Just at the foot of the hill on which Asisi is built a farm-school was established a few years ago, the first director being the Benedictine abate Lisi, a nobleman by birth and a farmer-monk by choice. His death a year or two ago was deeply regretted. To this establishment boys are sent, instead of to prison, after their first conviction for an offence against the law. We saw this school on a former visit to Asisi, and were much amused to see the tall, raw-boned abate stride about in his long black robe, which some of his motions threatened to rend from top to bottom. Clergymen habituated to the wearing of the long robe acquire, little by little, a restrained step and carriage, somewhat like a woman's, so that in ordinary masculine dress they may be discovered by their walk: one would say that they walk like women dressed in men's garments. The free stride in a narrow petticoat is almost comical.

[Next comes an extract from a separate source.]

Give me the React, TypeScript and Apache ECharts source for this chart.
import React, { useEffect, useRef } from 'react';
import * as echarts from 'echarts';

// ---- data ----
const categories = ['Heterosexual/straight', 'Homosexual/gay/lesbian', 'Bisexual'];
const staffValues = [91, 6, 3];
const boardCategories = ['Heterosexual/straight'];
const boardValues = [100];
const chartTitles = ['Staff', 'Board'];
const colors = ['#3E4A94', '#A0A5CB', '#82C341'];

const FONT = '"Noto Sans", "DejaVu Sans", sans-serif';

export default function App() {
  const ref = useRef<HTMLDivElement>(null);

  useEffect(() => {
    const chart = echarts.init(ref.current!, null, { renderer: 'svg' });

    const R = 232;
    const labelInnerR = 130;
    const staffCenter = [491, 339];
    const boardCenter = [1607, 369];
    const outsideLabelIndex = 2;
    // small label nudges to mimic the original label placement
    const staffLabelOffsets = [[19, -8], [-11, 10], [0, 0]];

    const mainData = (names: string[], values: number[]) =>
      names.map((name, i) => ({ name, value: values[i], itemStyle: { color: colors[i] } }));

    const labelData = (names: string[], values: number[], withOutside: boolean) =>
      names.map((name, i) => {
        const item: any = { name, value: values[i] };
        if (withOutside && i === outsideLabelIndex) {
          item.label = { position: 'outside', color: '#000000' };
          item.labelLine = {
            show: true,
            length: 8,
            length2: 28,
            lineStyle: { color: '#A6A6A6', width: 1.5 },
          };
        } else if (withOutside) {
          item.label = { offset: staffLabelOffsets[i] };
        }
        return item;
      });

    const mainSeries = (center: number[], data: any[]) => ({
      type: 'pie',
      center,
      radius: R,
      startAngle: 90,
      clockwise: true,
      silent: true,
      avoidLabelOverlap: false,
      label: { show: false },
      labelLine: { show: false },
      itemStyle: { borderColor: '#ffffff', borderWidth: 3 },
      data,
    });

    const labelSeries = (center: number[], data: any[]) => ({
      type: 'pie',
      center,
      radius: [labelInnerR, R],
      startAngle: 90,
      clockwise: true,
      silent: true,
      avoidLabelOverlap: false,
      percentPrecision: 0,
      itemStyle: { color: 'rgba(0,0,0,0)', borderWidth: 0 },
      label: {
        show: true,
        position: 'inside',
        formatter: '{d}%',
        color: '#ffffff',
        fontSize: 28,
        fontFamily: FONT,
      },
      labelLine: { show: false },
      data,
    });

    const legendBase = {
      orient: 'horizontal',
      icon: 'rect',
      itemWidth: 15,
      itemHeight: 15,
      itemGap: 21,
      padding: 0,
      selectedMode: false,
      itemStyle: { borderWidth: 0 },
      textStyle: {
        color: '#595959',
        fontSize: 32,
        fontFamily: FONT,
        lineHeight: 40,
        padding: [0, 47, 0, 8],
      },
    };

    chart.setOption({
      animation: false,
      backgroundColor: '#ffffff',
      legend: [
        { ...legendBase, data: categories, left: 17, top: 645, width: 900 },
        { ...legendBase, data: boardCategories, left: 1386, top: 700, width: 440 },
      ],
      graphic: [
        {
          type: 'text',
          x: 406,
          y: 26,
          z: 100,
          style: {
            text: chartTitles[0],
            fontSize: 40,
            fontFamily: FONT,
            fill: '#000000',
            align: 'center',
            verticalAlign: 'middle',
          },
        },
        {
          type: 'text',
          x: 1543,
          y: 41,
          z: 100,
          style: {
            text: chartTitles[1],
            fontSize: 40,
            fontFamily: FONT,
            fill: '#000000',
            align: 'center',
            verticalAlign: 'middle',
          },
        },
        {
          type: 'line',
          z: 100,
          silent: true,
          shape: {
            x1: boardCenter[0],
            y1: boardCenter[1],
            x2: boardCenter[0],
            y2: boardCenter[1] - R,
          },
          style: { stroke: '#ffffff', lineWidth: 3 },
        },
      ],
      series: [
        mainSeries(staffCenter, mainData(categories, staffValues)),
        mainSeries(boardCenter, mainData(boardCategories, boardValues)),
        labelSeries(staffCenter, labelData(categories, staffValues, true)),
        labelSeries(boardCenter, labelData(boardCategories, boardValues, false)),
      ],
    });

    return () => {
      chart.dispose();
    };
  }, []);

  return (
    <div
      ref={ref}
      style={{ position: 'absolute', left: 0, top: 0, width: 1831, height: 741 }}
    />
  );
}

On this occasion we had a new exemplification of the almost incredible riches of Italy, for the abate Lisi's house was crowded with objects dug up in digging cellars and drains and in cultivating the farm, though there had been no intention to excavate and the owner was rather embarrassed than otherwise by the riches he had acquired. Ancient coins of many different nations, fragments of exquisite architectural carving, statuary and household utensils, loaded shelves, tables and drawers. Italy would seem to be wrought of such like a coral-reef, down to its very foundations in the deep.

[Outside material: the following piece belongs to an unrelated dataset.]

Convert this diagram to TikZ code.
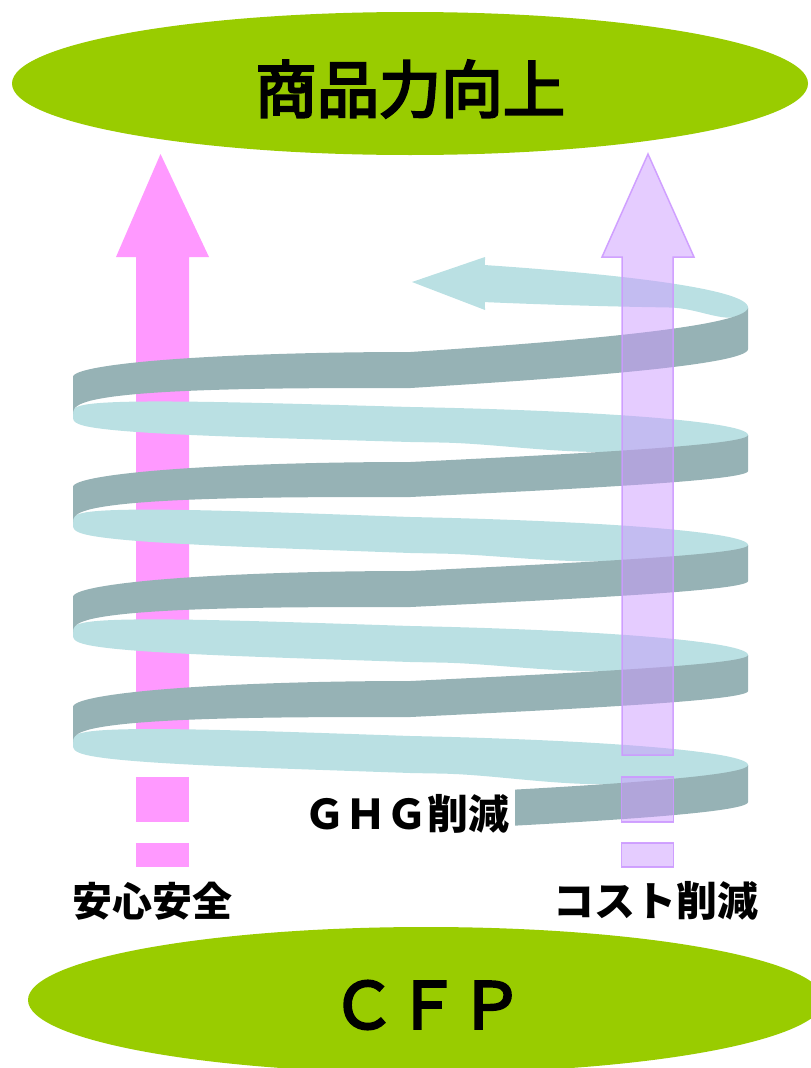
\documentclass[tikz,border=0pt]{standalone}
\usepackage{fontspec}
\newfontfamily\jp{Noto Sans CJK JP}
\newfontfamily\jpm{Noto Sans CJK JP}[FakeBold=4]
\definecolor{lime}{HTML}{99CC00}
\definecolor{pinkc}{HTML}{FF99FF}
\definecolor{purp}{HTML}{CC99FF}
\definecolor{grayc}{RGB}{150,178,181}
\definecolor{cyanc}{RGB}{186,224,227}
\newcommand\gband[6]{% Rt Rb Mt Mb Lt Lb
 \fill[grayc] plot[domain=0:90] ({hx(\x)},{hel(\x,#1,#3,#5)})
  -- plot[domain=0:90] ({lx(\x)},{qtop(\x,#3,#5)})
  -- plot[domain=90:0] ({lx(\x)},{qbot(\x,#4,#6)})
  -- plot[domain=90:0] ({hx(\x)},{hel(\x,#2,#4,#6)}) -- cycle;}
\newcommand\cband[9]{% yL yR Mtop Mbot R' M' L' blendA blendB
 \fill[cyanc] plot[domain=0:90] ({hx(\x)},{hel(\x,#2,#3,#1)})
  -- plot[domain=0:90] ({lx(\x)},{#1+((#3+#4)/2-#1)*(1-sin(\x))-((#4-#3)/2)*se(\x,4)})
  -- plot[domain=90:0] ({lx(\x)},{#1+((#3+#4)/2-#1)*(1-sin(\x))+((#4-#3)/2)*se(\x,4)})
  -- plot[domain=90:0] ({hx(\x)},{(1-sm(\x,#8,#9))*hel(\x,#2,#4,#1)+sm(\x,#8,#9)*(hel(\x,#5,#6,#7)+1.5)}) -- cycle;}
\begin{document}
\begin{tikzpicture}[x=1pt,y=-1pt,samples=45,
 declare function={
  hx(\Ang)=410.5+337.5*cos(\Ang);
  lx(\Ang)=410.5-337.5*sin(\Ang);
  hel(\Ang,\Ra,\Ma,\La)=\Ra+(\Ma-(\Ra+\La)/2)*sin(\Ang)+(\La-\Ra)*\Ang/180;
  se(\Ang,\Na)=pow(max(1-pow(sin(\Ang),\Na),0.00001),1/\Na);
  qtop(\Ang,\Ma,\La)=\La-(\La-\Ma)*cos(\Ang);
  qbot(\Ang,\Ma,\La)=\La-(\La-\Ma)*se(\Ang,3);
  bw(\Ang,\Aa,\Ba)=min(max((\Aa-\Ang)/(\Aa-\Ba),0),1);
  sm(\Ang,\Aa,\Ba)=bw(\Ang,\Aa,\Ba)*bw(\Ang,\Aa,\Ba)*(3-2*bw(\Ang,\Aa,\Ba));
 },
 lbl/.style={inner sep=0pt,font=\jp\bfseries\fontsize{41}{41}\selectfont}]
\useasboundingbox (0,0) rectangle (811,1068);
\clip (0,0) rectangle (811,1068);
% ellipses
\fill[lime] (410,83.5) ellipse [x radius=398pt, y radius=71.5pt];
\fill[lime] (426,1000) ellipse [x radius=398pt, y radius=73pt];
% pink arrow (behind coil)
\fill[pinkc] (136,755) -- (136,257) -- (116,257) -- (160.5,154) -- (209,257) -- (189,257) -- (189,755) -- cycle;
\fill[pinkc] (136,777) rectangle (189,822);
\fill[pinkc] (136,843) rectangle (189,867);
% cyan top arrow
\fill[cyanc] plot[domain=0:77.25] ({hx(\x)},{hel(\x,307.5,260.5,249.6)}) -- (485,257) -- (412,282) -- (485,310)
  -- plot[domain=77.25:0] ({hx(\x)},{(1-sm(\x,40,12))*hel(\x,307.5,298.5,249.6)+sm(\x,40,12)*(hel(\x,307.5,352,377)+1.5)}) -- cycle;
% cyan back bands
\cband{415}{435}{407}{442}{435}{462}{487}{85}{47}
\cband{523}{545}{517}{553}{545}{571}{597}{85}{47}
\cband{633}{655}{626}{662}{655}{681}{707}{85}{47}
\cband{743}{765}{736}{773}{765}{795}{817}{85}{47}
% gray front bands
\gband{307.5}{349}{352}{388}{377}{415}
\gband{435}{471}{462}{497}{487}{523}
\gband{545}{581}{571}{607}{597}{633}
\gband{655}{691}{681}{717}{707}{743}
\fill[grayc] plot[domain=0:71.96] ({hx(\x)},{hel(\x,765,795,817)})
  -- plot[domain=71.96:0] ({hx(\x)},{hel(\x,802,831,854)}) -- cycle;
% purple arrow (translucent, in front)
\begin{scope}[draw=purp, line width=1.5pt, fill=purp, fill opacity=0.5, draw opacity=0.9]
\filldraw (622,755) -- (622,257) -- (602,257) -- (648,154) -- (694,257) -- (673,257) -- (673,755) -- cycle;
\filldraw (621.5,777) rectangle (673.5,822);
\filldraw (621.5,843) rectangle (673.5,867);
\end{scope}
% labels
\node[inner sep=0pt,font=\jpm\fontsize{62}{62}\selectfont] (title) at (410,89) {商品力向上};
\node[lbl] (ghg) at (407,814) {ＧＨＧ削減};
\node[lbl,font=\jp\bfseries\fontsize{40}{40}\selectfont] (anshin) at (152.5,901) {安心安全};
\node[lbl] (cost) at (655.5,901) {コスト削減};
\node[inner sep=0pt,font=\jpm\fontsize{64}{64}\selectfont] (cfp) at (427.5,1005) {ＣＦＰ};
\end{tikzpicture}
\end{document}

The abate had no utopian ideas concerning his work, though he heartily devoted his life to it. "These boys," he said, "will go out contadini—still thieves, if you will—but they will limit themselves to stealing a third out of their master's portion of the produce."

In Asisi we learned to understand what we may call atmospheric politics, and it confirmed our former opinion that the Italian people do not care a fig who governs them if only they are well fed. When they are hungry they rebel, and the only freedom they covet is freedom from the pangs of hunger. They are equally well pleased with the pope or with "Vittorio," as they called him, if their simple meal is always within reach; and if on feast-days they can have a chicken, red wine instead of white, and a dolce, their contentment rises to enthusiasm.

 

A drought or a destructive rain is therefore to be feared by any government, especially if there be malcontents to make use of it. There was quite a severe drought in Asisi last summer, and loud and deep were the imprecations we heard against the government. As the vines withered and the corn shrank, so withered and shrank the king and his ministers in the esteem of these poor people. Count Bindangoli told me that they very much feared some democratic demonstration, and that they were anxiously looking forward to the winter. In vain for weeks we looked over to Perugia for rain (rain comes to Asisi only from that direction). In vain were prayers in the churches, processions and promises. We saw the gray showers sail around the horizon, heard their far-off thunders, saw the lightning zigzag down through the slanting torrents, and almost saw the hills grow green under them. The only tempests we had were those we saw brooding on the brows of scowling contadini. They talked openly of a republic, they were sick of the devouring taxes, they regretted the papacy: there was certainly danger of some "scompiglio," my padrone di casa assured me.

At length, after long weeks of waiting, Perugia disappeared in a gray deluge: the rain came marching like an army across the plain toward us; its first scattered drops printed the dust, its sheets of water drenched the windows, its small torrents rushed down the steep streets. The mountains grew dim and almost disappeared: we were shut in with hope and a fresh delight. Then the deluge settled into a gentle rain, under which the grapes swelled out their globes, the corn rustled with a fuller growth and the hearts of men grew content. The king and his ministers also budded out into new beauty, and flourished in popular esteem like the green bay tree, and the republic was quenched—till the next drought.

The Author of "Signor Monaldini's Niece."